Sara Serpa

Intimate Strangers
(Biophilia)

“Encounters with love and loss, grief and longing, displacement and war” — that’s how Sara Serpa and Emmanuel Iduma synopsized their 2018 presentation of Intimate Strangers at Brooklyn’s National Sawdust. The John Zorn-commissioned performance brought a poetic vibe to the emotional impact of forced migration in Africa and Europe as perceived by Nigerian writer Iduma in his book A Stranger’s Pose. New York-based, Portuguese vocalist Serpa, who earns more acclaim with each new project, designed a compelling small ensemble experience of piano, synth and multiple voices.
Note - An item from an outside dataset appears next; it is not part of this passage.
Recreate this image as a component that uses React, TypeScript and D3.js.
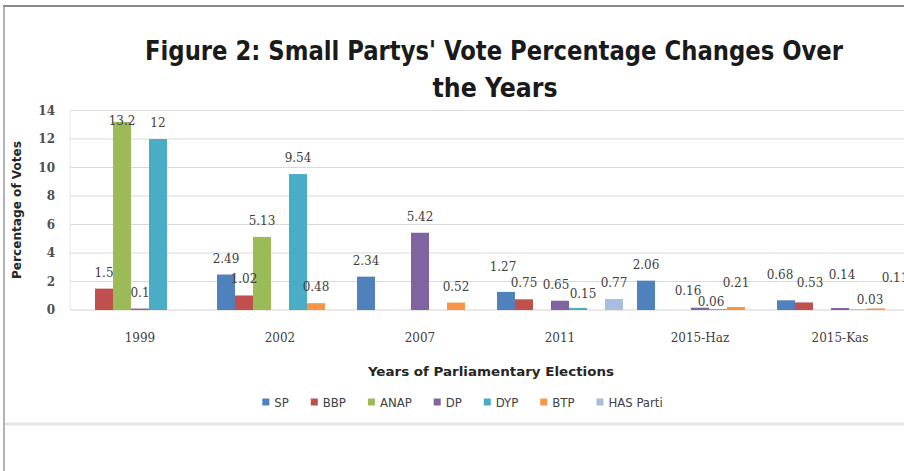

Together, the words, music and images delivered powerful insights regarding the tolls taken when the comforts and stability of one’s home are ravaged.

This album version of the piece is just as effective. Through a 2000 duet with Ran Blake to 2020’s treatise on Portuguese colonialism in Angola, Serpa has developed a vocal approach that dodges the garishness of expressionism. A willful modesty marks her work, her rounded soprano often agile yet solemn. This reserve seems a particular victory when addressing the chronic friction between majority cultures and those under their thumb — venting could certainly be considered a proper reaction.
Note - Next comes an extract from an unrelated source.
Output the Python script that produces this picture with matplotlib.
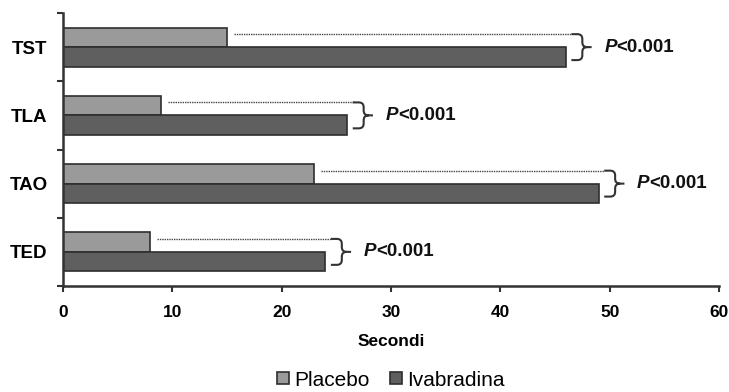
import matplotlib.pyplot as plt
from matplotlib.path import Path
from matplotlib.patches import PathPatch, Patch

plt.rcParams['font.family'] = ['Liberation Sans', 'DejaVu Sans']

# dati
categorie = ['TED', 'TAO', 'TLA', 'TST']   # dal basso verso l'alto
placebo = [8, 23, 9, 15]
ivabradina = [24, 49, 26, 46]
p_testo = ['<0.001', '<0.001', '<0.001', '<0.001']
xticks = [0, 10, 20, 30, 40, 50, 60]

col_placebo = '#9a9a9a'
col_ivab = '#5f5f5f'
col_bordo = '#2e2e2e'

fig = plt.figure(figsize=(7.29, 3.92), dpi=100)
ax = fig.add_axes([63/729, 1-286/392, (719-63)/729, (286-13)/392])

h = 0.286
y = list(range(len(categorie)))
ax.barh([v + h/2 for v in y], placebo, height=h, color=col_placebo,
        edgecolor=col_bordo, linewidth=1.2, label='Placebo')
ax.barh([v - h/2 for v in y], ivabradina, height=h, color=col_ivab,
        edgecolor=col_bordo, linewidth=1.2, label='Ivabradina')

# linee tratteggiate, parentesi graffe e p-value
for i in range(len(categorie)):
    c = y[i]
    yt = c + 0.19
    yb = c - 0.19
    xb = ivabradina[i] + 0.5
    xv = xb + 1.0
    ax.plot([placebo[i] + 0.6, xb], [yt, yt], color='#444444', lw=1.0,
            linestyle=(0, (1, 0.7)))
    r = 0.07
    verts = [(xb, yt), (xv - 0.45, yt), (xv, yt), (xv, yt - r),
             (xv, c + r), (xv, c), (xv + 0.45, c), (xv + 0.85, c),
             (xv + 0.45, c), (xv, c), (xv, c - r),
             (xv, yb + r), (xv, yb), (xv - 0.45, yb), (xb, yb)]
    codes = [Path.MOVETO, Path.LINETO, Path.CURVE3, Path.CURVE3,
             Path.LINETO, Path.CURVE3, Path.CURVE3, Path.LINETO,
             Path.MOVETO, Path.CURVE3, Path.CURVE3,
             Path.LINETO, Path.CURVE3, Path.CURVE3, Path.LINETO]
    ax.add_patch(PathPatch(Path(verts, codes), facecolor='none',
                           edgecolor='#333333', lw=1.5))
    t = ax.text(xv + 2.0, c, 'P', fontsize=13.5, fontweight='bold',
                fontstyle='italic', va='center', ha='left', color='#111111')
    ax.annotate(p_testo[i], xy=(1, 0), xycoords=t, va='bottom', ha='left',
                fontsize=13.5, fontweight='bold', color='#111111')

ax.set_xlim(0, 60)
ax.set_ylim(-0.5, len(categorie) - 0.5)
ax.set_xticks(xticks)
ax.set_xticklabels([str(v) for v in xticks], fontsize=12.5, fontweight='bold')
ax.set_yticks(y)
ax.set_yticklabels(categorie, fontsize=13.5, fontweight='bold')
ax.set_yticks([v - 0.5 for v in range(len(categorie) + 1)], minor=True)

ax.tick_params(axis='y', which='major', length=0, pad=11)
ax.tick_params(axis='y', which='minor', length=4, width=1.5, color='#333333')
ax.tick_params(axis='x', which='major', length=4, width=1.5, color='#333333', pad=10)

for s in ['top', 'right']:
    ax.spines[s].set_visible(False)
for s in ['left', 'bottom']:
    ax.spines[s].set_linewidth(1.8)
    ax.spines[s].set_color('#333333')

ax.set_xlabel('Secondi', fontsize=12.5, fontweight='bold', labelpad=10)

handles = [Patch(facecolor=col_placebo, edgecolor=col_bordo, lw=1.2, label='Placebo'),
           Patch(facecolor=col_ivab, edgecolor=col_bordo, lw=1.2, label='Ivabradina')]
fig.legend(handles=handles, loc='center', bbox_to_anchor=(391/729, 1-380/392),
           ncol=2, frameon=False, fontsize=15, handlelength=0.55,
           handleheight=0.55, handletextpad=0.25, columnspacing=1.0,
           prop={'size': 15, 'weight': 'medium'})

plt.savefig('out.png', dpi=100)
Instead, the group generates drama through a chamber music aura of mildly dissonant harmonies and spoken word. Iduma’s grounded voice mitigates some of the despair his narratives reveal. “[It’s not] a joyful performance,” Serpa has said. Drifting in a forlorn fog, “How Do You Know Where To Go” asks dire existential questions, and “Night” speaks of an “interminable horizon of lost love.” A worried atmosphere of those “tainted by wanderlust,” seeps through the program, but ultimately these cinematic tales use artful aplomb to trigger compassion. Thoughtfully unfolding, Serpa’s work reveals itself as a volley of resistance, clocking political inequities and their cultural fallout with heart on sleeve.